In a surprising victory for common sense over lobbying by major defense contractor General Electric, the House of Representatives on February 16 scrapped funding for an F-35 Joint Strike Fighter backup engine the Pentagon doesn’t want.  The amendment to the continuing resolution on defense funding for the current fiscal year passed on an unusual bipartisan vote; 123 Democrats and 110 Republicans voted to kill the $450 million appropriation, while 130 Republicans and 68 Democrats voted to keep money for the jet engine in the bill (roll call). Democrat Bruce Braley (IA-01) was the only member of the Iowa House delegation to vote for ending the funding. He should cite this vote as evidence that he is serious about tackling government waste. Democrats Dave Loebsack (IA-02) and Leonard Boswell (IA-03) and Republicans Tom Latham (IA-04) and Steve King (IA-05) all voted against the amendment. They should explain why they want to spend $450 million this fiscal year to continue a program that Defense Secretary Robert Gates has called “a waste of nearly $3 billion.”

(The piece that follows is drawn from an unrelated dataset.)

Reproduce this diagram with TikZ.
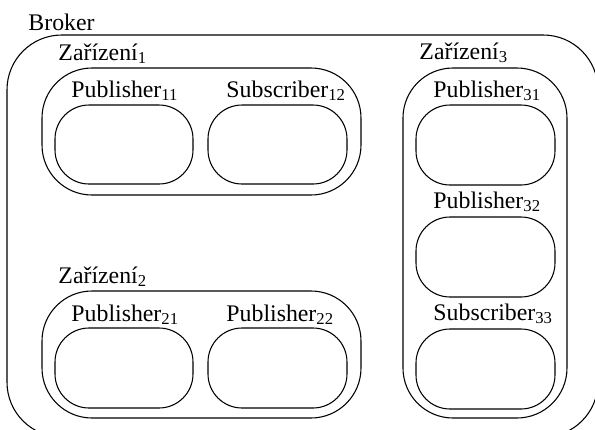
\documentclass[tikz,border=0pt]{standalone}
\usepackage{fontspec}
\setmainfont{Liberation Serif}
\usetikzlibrary{fit}
\begin{document}
\begin{tikzpicture}[x=0.42pt,y=-0.42pt,
    frame/.style={draw, line width=0.45pt, inner sep=0pt},
    brokerbox/.style={frame, rounded corners=23pt},
    devbox/.style={frame, rounded corners=21pt},
    clientbox/.style={frame, rounded corners=14.3pt},
    lbl/.style={anchor=base west, inner sep=0pt, font=\fontsize{10}{12}\selectfont}]
  \useasboundingbox (0,0) rectangle (595,429);
  \clip (0,0) rectangle (595,429);

  % broker
  \node[brokerbox, fit={(7,35) (598,437)}] (broker) {};
  \node[lbl] (brokerlbl) at (28,30) {Broker};

  % devices
  \node[devbox, fit={(42,68) (361,195)}] (dev1) {};
  \node[devbox, fit={(42,291) (361,418)}] (dev2) {};
  \node[devbox, fit={(403,68) (567,418)}] (dev3) {};
  \node[lbl] (dev1lbl) at (58,60) {Zařízení\textsubscript{1}};
  \node[lbl] (dev2lbl) at (58,283) {Zařízení\textsubscript{2}};
  \node[lbl] (dev3lbl) at (419,59) {Zařízení\textsubscript{3}};

  % publishers and subscribers
  \node[clientbox, fit={(55,105) (193,184)}] (p11) {};
  \node[clientbox, fit={(208,105) (347,184)}] (s12) {};
  \node[clientbox, fit={(55,328) (193,408)}] (p21) {};
  \node[clientbox, fit={(208,328) (347,408)}] (p22) {};
  \node[clientbox, fit={(416,105) (555,185)}] (p31) {};
  \node[clientbox, fit={(416,217) (555,297)}] (p32) {};
  \node[clientbox, fit={(416,329) (555,409)}] (s33) {};

  \node[lbl] (p11lbl) at (71,97) {Publisher\textsubscript{11}};
  \node[lbl] (s12lbl) at (226,97) {Subscriber\textsubscript{12}};
  \node[lbl] (p21lbl) at (71,321) {Publisher\textsubscript{21}};
  \node[lbl] (p22lbl) at (226,321) {Publisher\textsubscript{22}};
  \node[lbl] (p31lbl) at (433,97) {Publisher\textsubscript{31}};
  \node[lbl] (p32lbl) at (433,208) {Publisher\textsubscript{32}};
  \node[lbl] (s33lbl) at (433,320) {Subscriber\textsubscript{33}};
\end{tikzpicture}
\end{document}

Loebsack serves on the House Armed Services Committee. Boswell used to serve on that committee but no longer does in the new Congress.

In other Congressional news, the U.S. Senate approved a three-month extension for controversial PATRIOT Act provisions on February 15 by a vote of 86 to 12. Senator Chuck Grassley voted yes, as did all but two of his Republican colleagues. Senator Tom Harkin was among ten members of the Democratic caucus to vote no (roll call). Harkin’s office did not issue a statement on this vote and did not respond to my request for comment, so I don’t know whether he is against all efforts to extend those controversial PATRIOT Act provisions, or whether he would support Senator Pat Leahy’s bill to extend the provisions through 2013 with “additional safeguards to the act which would provide for increased oversight of U.S. Intelligence gathering tools.” Grassley has introduced a rival Senate bill that would permanently extend the government surveillance powers.  

  • Funny

    It’s funny how so many of our Republican friends will fight and claw for a defense contract because it creates manufacturing jobs, but when a textile or furniture company leaves town, “well that’s just the market speaking.”